I have a question. I just ordered all the parts for the 19J6 build because I got two tubes for 12 dollars. But if they don't work or I need to replace them in the future I might have to rebuild it for 12AU7 if I can't find any 19J6s. Will the mounting holes for the tube sockets line up between the 9pin and 7pin? I don't want to wreck the case if the mounting holes aren't the same. Should I just buy the parts for 12AU7 and then drill and build everything according to that from the start?
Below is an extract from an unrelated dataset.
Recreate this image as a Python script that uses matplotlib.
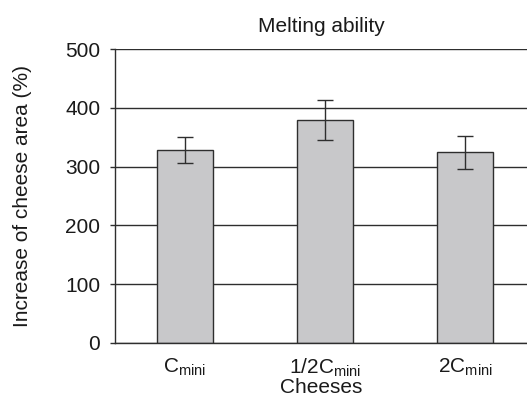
import matplotlib
matplotlib.use("Agg")
import matplotlib.pyplot as plt
import numpy as np

categories = [r"C$_{\mathrm{mini}}$", r"1/2C$_{\mathrm{mini}}$", r"2C$_{\mathrm{mini}}$"]
values = [328, 380, 324]
errors = [22.5, 34, 28.5]
yticks = [0, 100, 200, 300, 400, 500]

plt.rcParams['font.family'] = ['Liberation Sans', 'DejaVu Sans']
plt.rcParams['mathtext.fontset'] = 'custom'
plt.rcParams['mathtext.rm'] = 'Liberation Sans'
plt.rcParams['mathtext.it'] = 'Liberation Sans'

dark = '#2e2e2e'
fig = plt.figure(figsize=(5.27, 3.99), dpi=100)
ax = fig.add_axes([0.218, 0.141, 0.782, 0.736])

x = np.arange(len(categories))
ax.bar(x, values, width=0.4, color='#c8c8ca', edgecolor=dark, linewidth=1.0, zorder=2)
ax.errorbar(x, values, yerr=errors, fmt='none', ecolor=dark, elinewidth=1.0,
            capsize=6, capthick=1.0, zorder=3)

ax.set_xlim(-0.5, 2.44)
ax.set_ylim(0, 500)
ax.set_yticks(yticks)
ax.set_xticks(x)
ax.set_xticklabels(categories)
ax.yaxis.grid(True, color=dark, linewidth=1.0, zorder=0)
ax.set_axisbelow(True)

for s in ['top', 'right']:
    ax.spines[s].set_visible(False)
for s in ['left', 'bottom']:
    ax.spines[s].set_color(dark)
    ax.spines[s].set_linewidth(1.0)

ax.tick_params(axis='y', length=3.6, width=1.0, color=dark, pad=7, labelsize=15, labelcolor='#1a1a1a')
ax.tick_params(axis='x', length=0, pad=10, labelsize=15, labelcolor='#1a1a1a')

ax.set_title("Melting ability", fontsize=15, color='#1a1a1a', pad=12)
ax.set_xlabel("Cheeses", fontsize=15, color='#1a1a1a', labelpad=-1)
ax.set_ylabel("Increase of cheese area (%)", fontsize=15, color='#1a1a1a', labelpad=24)

fig.savefig("out.png", dpi=100)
A 9-pin socket is bigger than a 7-pin one. So no, the mounting holes will not line up.  If you are simply punching holes for the tubes in the top of the case, as in with a PCB- or perfboard-mounted sockets, then the same hole that the tube pokes through can very easily accomodate a 9-pin tube.  1" is a good diameter that will work for both.

 

If you're mounting the sockets to the case, you won't have an issue, either.  Drilling out the hole to accomodate a 9-pin tube socket will "clear out" the 7-pin socket's mounting bracket holes.  This is easily shown comparing the dimensions of the most-used new-manufacture ceramic sockets:

(7-pin socket pic from vacuumtubesinc.com)

 

and this one:

(9-pin socket pic from vacuumtubesinc.com)

 

Here are the comparative dimensions:

 

9-pin:
22mm hole
28mm on-center mounting holes (2)

 

7-pin:
16mm hole
22.5mm on-center mounting holes (2)

 

As you can see, drilling out the hole for the 9-pin socket in the future would leave 1/4mm of the 7-pin bracket mounting holes on either side of the socket hole (22mm hole for the 9-pin socket vs. 22.5mm on-center mounting holes for the 7-pin).  That's not enough to even worry about.  You will also have to drill new mounting holes for the 9-pin socket, but the socket's top rim, bracket, etc. will cover any overage.